"""
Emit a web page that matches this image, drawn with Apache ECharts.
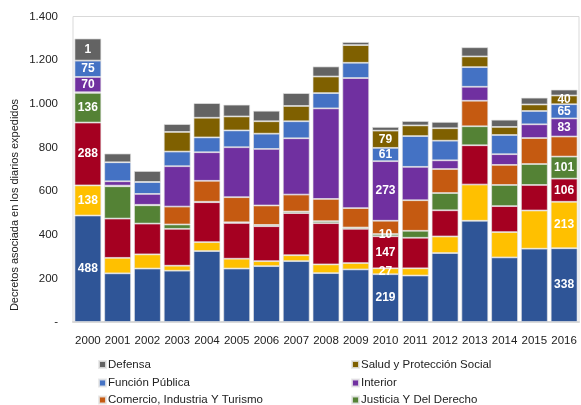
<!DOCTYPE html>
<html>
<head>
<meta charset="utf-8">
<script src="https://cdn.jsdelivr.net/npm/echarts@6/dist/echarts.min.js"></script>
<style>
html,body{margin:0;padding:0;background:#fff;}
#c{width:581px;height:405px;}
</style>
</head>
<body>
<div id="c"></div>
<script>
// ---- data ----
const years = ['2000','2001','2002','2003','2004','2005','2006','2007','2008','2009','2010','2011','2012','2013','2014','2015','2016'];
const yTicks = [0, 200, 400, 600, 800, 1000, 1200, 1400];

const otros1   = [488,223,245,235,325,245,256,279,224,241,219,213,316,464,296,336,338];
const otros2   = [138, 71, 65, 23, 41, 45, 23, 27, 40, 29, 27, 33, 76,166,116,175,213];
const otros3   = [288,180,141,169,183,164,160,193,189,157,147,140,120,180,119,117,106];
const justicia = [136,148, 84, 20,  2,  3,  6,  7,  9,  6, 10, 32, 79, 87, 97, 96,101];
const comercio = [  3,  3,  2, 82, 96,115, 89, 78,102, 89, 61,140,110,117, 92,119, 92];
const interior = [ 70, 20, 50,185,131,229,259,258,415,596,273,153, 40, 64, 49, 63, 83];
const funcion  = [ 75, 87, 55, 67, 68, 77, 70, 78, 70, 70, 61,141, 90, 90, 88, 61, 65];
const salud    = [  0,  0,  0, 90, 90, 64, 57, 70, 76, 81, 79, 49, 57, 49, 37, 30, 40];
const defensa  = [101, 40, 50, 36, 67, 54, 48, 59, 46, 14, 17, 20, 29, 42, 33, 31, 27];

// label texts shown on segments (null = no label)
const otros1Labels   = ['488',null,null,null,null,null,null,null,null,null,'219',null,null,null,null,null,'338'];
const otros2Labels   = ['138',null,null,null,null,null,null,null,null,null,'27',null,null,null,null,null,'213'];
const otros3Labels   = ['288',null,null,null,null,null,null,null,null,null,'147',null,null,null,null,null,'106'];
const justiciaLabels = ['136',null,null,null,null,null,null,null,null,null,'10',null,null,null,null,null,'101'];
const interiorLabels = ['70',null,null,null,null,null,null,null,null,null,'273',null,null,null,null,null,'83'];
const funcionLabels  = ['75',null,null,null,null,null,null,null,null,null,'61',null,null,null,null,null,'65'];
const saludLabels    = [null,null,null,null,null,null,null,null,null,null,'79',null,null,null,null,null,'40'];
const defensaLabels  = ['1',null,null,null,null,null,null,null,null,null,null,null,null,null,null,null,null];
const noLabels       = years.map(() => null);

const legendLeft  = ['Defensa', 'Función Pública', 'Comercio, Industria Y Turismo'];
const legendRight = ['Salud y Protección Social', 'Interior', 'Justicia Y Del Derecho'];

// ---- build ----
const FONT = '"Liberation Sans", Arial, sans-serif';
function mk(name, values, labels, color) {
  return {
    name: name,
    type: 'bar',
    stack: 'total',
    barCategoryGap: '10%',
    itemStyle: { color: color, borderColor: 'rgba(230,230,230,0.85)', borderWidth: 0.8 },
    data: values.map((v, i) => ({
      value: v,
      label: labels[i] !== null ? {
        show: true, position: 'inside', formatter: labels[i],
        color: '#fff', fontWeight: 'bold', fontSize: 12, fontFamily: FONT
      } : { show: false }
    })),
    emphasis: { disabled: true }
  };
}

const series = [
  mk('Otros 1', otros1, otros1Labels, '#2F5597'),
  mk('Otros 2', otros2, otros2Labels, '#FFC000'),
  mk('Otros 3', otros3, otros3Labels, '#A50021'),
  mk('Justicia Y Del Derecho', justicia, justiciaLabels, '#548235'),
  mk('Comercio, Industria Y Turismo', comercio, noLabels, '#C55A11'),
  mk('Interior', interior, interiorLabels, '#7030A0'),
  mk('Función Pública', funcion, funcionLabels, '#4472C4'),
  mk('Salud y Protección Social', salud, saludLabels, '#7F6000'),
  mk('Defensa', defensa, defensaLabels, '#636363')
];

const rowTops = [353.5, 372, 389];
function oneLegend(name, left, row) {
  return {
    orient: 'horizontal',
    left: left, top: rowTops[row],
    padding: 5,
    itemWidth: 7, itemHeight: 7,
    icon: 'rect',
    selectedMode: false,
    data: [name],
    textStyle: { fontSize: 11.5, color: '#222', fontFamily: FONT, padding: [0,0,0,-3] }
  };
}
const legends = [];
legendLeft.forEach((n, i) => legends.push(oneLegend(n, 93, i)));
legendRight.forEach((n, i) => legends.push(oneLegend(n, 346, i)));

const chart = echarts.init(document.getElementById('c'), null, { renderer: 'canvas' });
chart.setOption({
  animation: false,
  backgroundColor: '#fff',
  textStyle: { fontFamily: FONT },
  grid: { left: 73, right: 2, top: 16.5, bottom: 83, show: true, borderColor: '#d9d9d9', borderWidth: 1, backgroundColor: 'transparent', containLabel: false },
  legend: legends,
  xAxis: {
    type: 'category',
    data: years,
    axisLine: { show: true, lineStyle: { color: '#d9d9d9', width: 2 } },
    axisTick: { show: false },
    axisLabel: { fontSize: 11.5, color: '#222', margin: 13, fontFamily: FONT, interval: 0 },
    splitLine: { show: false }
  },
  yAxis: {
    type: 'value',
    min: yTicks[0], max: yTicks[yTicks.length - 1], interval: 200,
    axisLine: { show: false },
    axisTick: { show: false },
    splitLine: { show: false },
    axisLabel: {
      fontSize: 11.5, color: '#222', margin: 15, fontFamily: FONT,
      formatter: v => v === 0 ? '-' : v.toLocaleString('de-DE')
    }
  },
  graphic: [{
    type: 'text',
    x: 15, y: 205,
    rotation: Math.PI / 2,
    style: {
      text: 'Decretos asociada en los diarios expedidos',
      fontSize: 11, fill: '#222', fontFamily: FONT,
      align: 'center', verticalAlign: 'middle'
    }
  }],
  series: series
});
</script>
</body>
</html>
"""
Give again exactly the lines running from the beginning of the material above through the line that contains "const yTicks = [0, 200, 400, 600, 800, 1000, 1200, 1400];", and leave out every picture.

Emit a web page that matches this image, drawn with Apache ECharts.
<!DOCTYPE html>
<html>
<head>
<meta charset="utf-8">
<script src="https://cdn.jsdelivr.net/npm/echarts@6/dist/echarts.min.js"></script>
<style>
html,body{margin:0;padding:0;background:#fff;}
#c{width:581px;height:405px;}
</style>
</head>
<body>
<div id="c"></div>
<script>
// ---- data ----
const years = ['2000','2001','2002','2003','2004','2005','2006','2007','2008','2009','2010','2011','2012','2013','2014','2015','2016'];
const yTicks = [0, 200, 400, 600, 800, 1000, 1200, 1400];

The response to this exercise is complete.